If it’s true that three makes a trend, there’s something afoot: Three French and Italian designers have been showing their fascination for the British Isles lately. First, Sabato De Sarno brought Gucci to London; secondly, Maria Grazia Chuiri took Dior to Scotland; and thirdly, Julien Dossena designed this Rabanne collection around his admiration for British style.
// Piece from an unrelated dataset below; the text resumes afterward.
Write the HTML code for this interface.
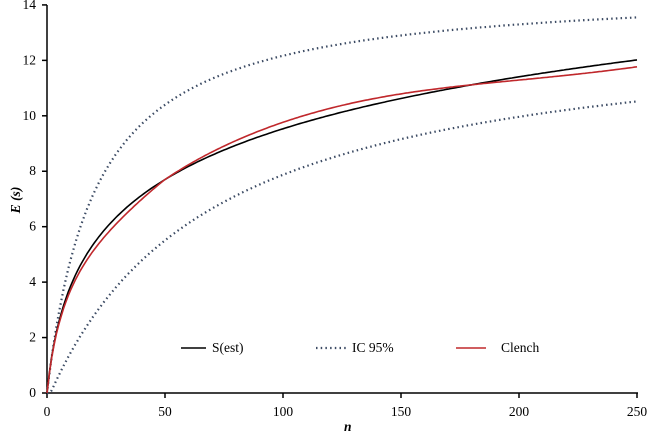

He crossed the channel in his head, rather than literally, shooting his lookbook on a set with a Scottish lake as a backdrop. What could have attracted him about the British and their way of dressing? “It’s really the freedom of it. You can feel the cultural identity of English people straightaway, in how they mix things together to build their identities. It’s very different from French people—which I wouldn’t say is ‘bourgeois,’ but more cohesive. Which is less alive. I like that London feel—to have that sense of realness,” Dossena said. “So this,” he gestured to the character in the pictures, “is a wild Paco Rabanne girl on a weekend getaway, let’s say!“
Dossena said he’d been looking at “British thrift-store style, like in the ’80s, and early ’90s, at the beginning of techno music, and at the same time, the influence of the New Wave. That exact moment.” The idea cleverly allowed him to explore casual wear—“energetic camo”—and things to wear on the street, as well as Rabanne’s more party-centric repertoire. As a piece of research, the theme provided a natural follow-on from Dossena’s last runway collection, a layered mash-up inspired by New York club and downtown styles of the ’80s.
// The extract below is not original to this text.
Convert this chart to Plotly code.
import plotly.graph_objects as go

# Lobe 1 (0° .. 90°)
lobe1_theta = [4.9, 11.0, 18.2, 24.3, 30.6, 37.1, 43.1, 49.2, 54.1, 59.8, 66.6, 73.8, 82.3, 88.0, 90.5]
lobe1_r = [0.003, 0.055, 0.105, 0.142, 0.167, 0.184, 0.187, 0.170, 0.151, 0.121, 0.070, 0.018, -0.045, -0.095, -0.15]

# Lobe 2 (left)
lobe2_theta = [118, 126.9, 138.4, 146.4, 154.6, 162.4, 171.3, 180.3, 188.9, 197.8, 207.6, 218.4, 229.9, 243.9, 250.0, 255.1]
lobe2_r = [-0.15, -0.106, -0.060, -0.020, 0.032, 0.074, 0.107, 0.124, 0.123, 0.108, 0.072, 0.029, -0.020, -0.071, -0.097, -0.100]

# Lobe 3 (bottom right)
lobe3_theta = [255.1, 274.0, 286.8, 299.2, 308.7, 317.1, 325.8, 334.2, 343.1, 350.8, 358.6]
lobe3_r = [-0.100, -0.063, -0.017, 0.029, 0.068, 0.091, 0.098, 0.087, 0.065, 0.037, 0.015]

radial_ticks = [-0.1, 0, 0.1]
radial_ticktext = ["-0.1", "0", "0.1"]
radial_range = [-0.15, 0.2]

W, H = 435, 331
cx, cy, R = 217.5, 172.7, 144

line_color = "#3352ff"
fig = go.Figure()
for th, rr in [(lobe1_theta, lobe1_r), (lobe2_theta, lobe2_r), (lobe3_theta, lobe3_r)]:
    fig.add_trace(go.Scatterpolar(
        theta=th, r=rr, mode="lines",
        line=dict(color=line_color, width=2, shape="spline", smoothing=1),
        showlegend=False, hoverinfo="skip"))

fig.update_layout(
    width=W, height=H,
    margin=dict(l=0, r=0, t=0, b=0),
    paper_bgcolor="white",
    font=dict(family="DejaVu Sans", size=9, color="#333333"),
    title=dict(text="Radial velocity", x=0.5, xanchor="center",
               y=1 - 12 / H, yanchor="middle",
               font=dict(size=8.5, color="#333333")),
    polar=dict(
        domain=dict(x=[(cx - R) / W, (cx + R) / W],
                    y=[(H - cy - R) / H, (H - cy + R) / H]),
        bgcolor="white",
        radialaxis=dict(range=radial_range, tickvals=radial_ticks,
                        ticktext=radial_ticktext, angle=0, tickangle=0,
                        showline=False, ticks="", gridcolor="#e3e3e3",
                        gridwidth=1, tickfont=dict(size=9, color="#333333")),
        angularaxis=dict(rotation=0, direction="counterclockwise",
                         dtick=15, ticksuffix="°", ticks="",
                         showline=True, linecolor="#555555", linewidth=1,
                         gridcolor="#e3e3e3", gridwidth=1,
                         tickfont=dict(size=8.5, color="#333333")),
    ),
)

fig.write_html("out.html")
Dossena imagined a girl who’d “borrow family stuff and mix it with her London clothes.” There’s a chunky mustard-yellow tartan coat” worn over a glam cropped glittery animal-print top and jeans. An unexpectedly traditional granny cardigan, garlanded with flower embroidery, is layered over a deconstructed shirt-dress. You’d need to do a double-take to get this, but the silvery lozenge-shaped paillettes suspended in one of the tops seemed like a Rabanne wink at the diamond pattern of a Scottish argyle sweater.
At one point, Dossena compared a long, slim dress made from panels of fringed paisley-like print to the notion of a girl improvising a dress from her granny’s scarves. It raised a smile; post-Brexit, these days the British aren’t used to being complimented for anything by Europeans. In fact, of course, Dossena’s take on British-style is as French as French could be. And that’s exactly how it should be.